By Utpal Borpujari in Cannes
Hope, joy, sorrow, grief, suspense, anguish, delirious ecstasy. All this and more are more packed into the 90 minutes of every football match. Probably because of this journey of emotions football is considered the unquestionable king of games the world over.
It is this aspect of the game that inspired British director Ken Loach to make “Looking for Eric”, a light-hearted film where life’s joys and sorrows are looked at through the philosophies of the sport.
Vying for the top award of Palme d’Or at the 62nd Cannes Film Festival, this Loach film is miles away from his tragic tale “The Wind That Shakes The Barley”, the 2006 Palme d’Or winner.
This is probably the first film by Loach, a director known for his heavy-on-the-mind work, that will have a mass appeal when it gets its commercial release, and quite clearly, the film was loved by viewers as well as critics at the festival.
And if French football legend Eric Cantona plays himself in a crucial role in the film, can the Cannes crowd not like it? No way.

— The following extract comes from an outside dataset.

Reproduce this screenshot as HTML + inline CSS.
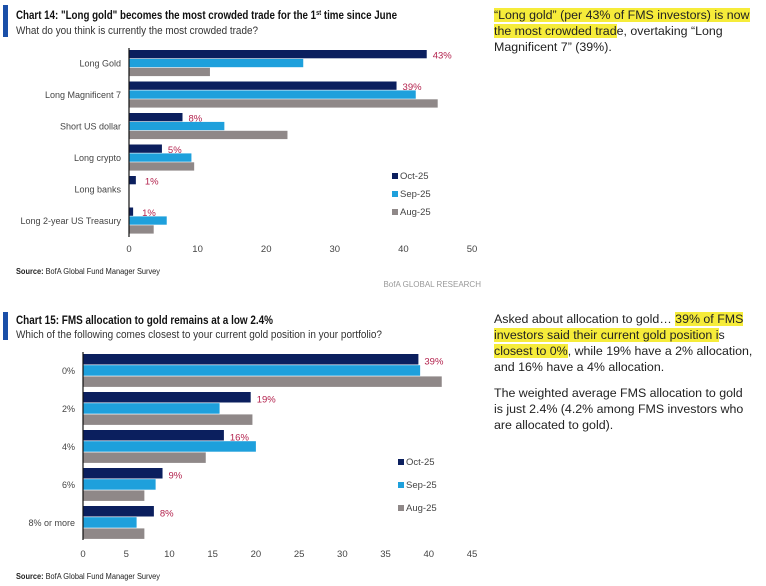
<!DOCTYPE html>
<html><head><meta charset="utf-8"><style>
body{margin:0;width:766px;height:586px;background:#fff;font-family:"Liberation Sans",sans-serif;overflow:hidden;position:relative}
.t{position:absolute;left:494px;width:262px;font-size:12.4px;line-height:16px;color:#222}
.t p{margin:0 0 10px 0}
.hl{background:#f6ec3a}
</style></head><body>
<svg id="svg" width="766" height="586" style="position:absolute;left:0;top:0">
<rect x="3" y="5" width="5" height="32" fill="#1a4fa8"/>
<text x="16" y="19" font-size="12" font-weight="bold" fill="#111" textLength="381" lengthAdjust="spacingAndGlyphs">Chart 14: "Long gold" becomes the most crowded trade for the 1<tspan font-size="7" dy="-4">st</tspan><tspan dy="4"> time since June</tspan></text>
<text x="16" y="34" font-size="11" fill="#333" textLength="242" lengthAdjust="spacingAndGlyphs">What do you think is currently the most crowded trade?</text>
<text x="16" y="274" font-size="8" fill="#222" textLength="144" lengthAdjust="spacingAndGlyphs"><tspan font-weight="bold">Source:</tspan> BofA Global Fund Manager Survey</text>
<text x="481" y="287" font-size="8" fill="#999" text-anchor="end">BofA GLOBAL RESEARCH</text>
<rect x="3" y="312" width="5" height="28" fill="#1a4fa8"/>
<text x="16" y="324" font-size="12" font-weight="bold" fill="#111" textLength="257" lengthAdjust="spacingAndGlyphs">Chart 15: FMS allocation to gold remains at a low 2.4%</text>
<text x="16" y="338" font-size="11" fill="#333" textLength="366" lengthAdjust="spacingAndGlyphs">Which of the following comes closest to your current gold position in your portfolio?</text>
<text x="16" y="579" font-size="8" fill="#222" textLength="144" lengthAdjust="spacingAndGlyphs"><tspan font-weight="bold">Source:</tspan> BofA Global Fund Manager Survey</text>
</svg>
<div class="t" style="top:7px"><p><span class="hl">“Long gold” (per 43% of FMS investors) is now the most crowded trad</span>e, overtaking “Long Magnificent 7” (39%).</p></div>
<div class="t" style="top:311px"><p>Asked about allocation to gold… <span class="hl">39% of FMS investors said their current gold position i</span>s <span class="hl">closest to 0%</span>, while 19% have a 2% allocation, and 16% have a 4% allocation.</p><p>The weighted average FMS allocation to gold<br>is just 2.4% (4.2% among FMS investors who are allocated to gold).</p></div>
<script>
const c14Cats=["Long Gold","Long Magnificent 7","Short US dollar","Long crypto","Long banks","Long 2-year US Treasury"];
const c14Oct=[43.4,39,7.8,4.8,1,0.6];
const c14Sep=[25.4,41.8,13.9,9.1,0,5.5];
const c14Aug=[11.8,45,23.1,9.5,0,3.6];
const c14Labels=["43%","39%","8%","5%","1%","1%"];
const c14Ticks=[0,10,20,30,40,50];
const c15Cats=["0%","2%","4%","6%","8% or more"];
const c15Oct=[38.8,19.4,16.3,9.2,8.2];
const c15Sep=[39,15.8,20,8.4,6.2];
const c15Aug=[41.5,19.6,14.2,7.1,7.1];
const c15Labels=["39%","19%","16%","9%","8%"];
const c15Ticks=[0,5,10,15,20,25,30,35,40,45];
const seriesNames=["Oct-25","Sep-25","Aug-25"];
const colors=["#0b1f5e","#1ea0dc","#8f8888"];
const svg=document.getElementById('svg');
const NS="http://www.w3.org/2000/svg";
function mk(tag,attrs,txt){const e=document.createElementNS(NS,tag);for(const k in attrs)e.setAttribute(k,attrs[k]);if(txt!==undefined)e.textContent=txt;svg.appendChild(e);return e;}
function chart(o){
  const xs=v=>o.x0+(v-o.tmin)*(o.x1-o.x0)/(o.tmax-o.tmin);
  const series=[o.oct,o.sep,o.aug];
  o.cats.forEach((cat,i)=>{
    const gy=o.top+i*o.step;
    const l=mk('text',{x:o.x0-8,y:gy+o.bh*1.5+4,'font-size':o.fs,fill:'#444','text-anchor':'end'},cat);
    
    
    series.forEach((s,j)=>{
      const r=mk('rect',{x:xs(0),y:gy+j*(o.bh+o.gap),width:Math.max(0,xs(s[i])-xs(0)),height:o.bh,fill:colors[j]});
      
      
    });
    const v=mk('text',{x:xs(o.oct[i])+(o.oct[i]<3?9:6),y:gy+o.bh,'font-size':9.5,fill:'#b3224d'},o.labels[i]);
    
    
  });
  const ax=mk('line',{x1:o.x0,x2:o.x0,y1:o.top-2,y2:o.axisBottom,stroke:'#111','stroke-width':1.2});
  
  
  o.ticks.forEach(t=>{
    const e=mk('text',{x:xs(t),y:o.tickY,'font-size':9.5,fill:'#444','text-anchor':'middle'},t);
    
    
  });
  seriesNames.forEach((n,j)=>{
    const y=o.legY+j*o.legStep;
    const r=mk('rect',{x:o.legX,y:y-6,width:6,height:6,fill:colors[j]});
    
    
    const e=mk('text',{x:o.legX+8,y:y,'font-size':9.5,fill:'#444'},n);
    
    
  });
}
chart({cats:c14Cats,oct:c14Oct,sep:c14Sep,aug:c14Aug,labels:c14Labels,ticks:c14Ticks,tmin:0,tmax:50,x0:129,x1:472,top:50,step:31.5,bh:8.3,gap:0.6,axisBottom:237,tickY:252,fs:9,legX:392,legY:179,legStep:18});
chart({cats:c15Cats,oct:c15Oct,sep:c15Sep,aug:c15Aug,labels:c15Labels,ticks:c15Ticks,tmin:0,tmax:45,x0:83,x1:472,top:354,step:38,bh:10.5,gap:0.7,axisBottom:540,tickY:557,fs:9,legX:398,legY:465,legStep:23});
</script>
</body></html>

The film is, however, not about Eric the footballer, but is about Eric Bishop the postman, who has several problems in his life. As he seems ready to get drowned in despair, comes in Cantona, as an imaginary presence that only he can see and feel and talk to.
Cantona freely doles out football philosophy to Eric the postman as a way to resolve his issues, and through a roller coaster ride of emotions, he does get over them with the help of his friends and family.
Cantona, who is the executive producer of the film, has acted in quite a few movies earlier, but this is the first time that he has played himself. And as in real life, he does come up with quite a few lines that will help the film connect with his fans and film viewers.
“Change your religion, change your politics, change your wife, change your food, but never change your favourite football club,” he says in the film. The film itself begins with a quote from Cantona, “It all began with a beautiful pass”, and goes on to have quite a few other gems from him, such as “don’t let them surprise you, instead you surprise them” and “if it does not work with the right foot, use the left foot”, which help take the storyline forward.
For Loach, this film is about the parallels between life and the game of football. “This is a game that brings people together. It for a short period gives people the notion of nationalism in the most beautiful way, even though the idea of nationalism otherwise is not very attractive,” he says.
Like Ang Lee’s “Taking Woodstock”, this film also has brought a lighter touch to the Cannes Competition which this time is wrought with films that have complex content. This might have to do with the filmmakes’ subconscious response to the global recessionary gloom, but then, that is no mean achievement by both Lee and Loach, whose recent works have been stories full of tragedy.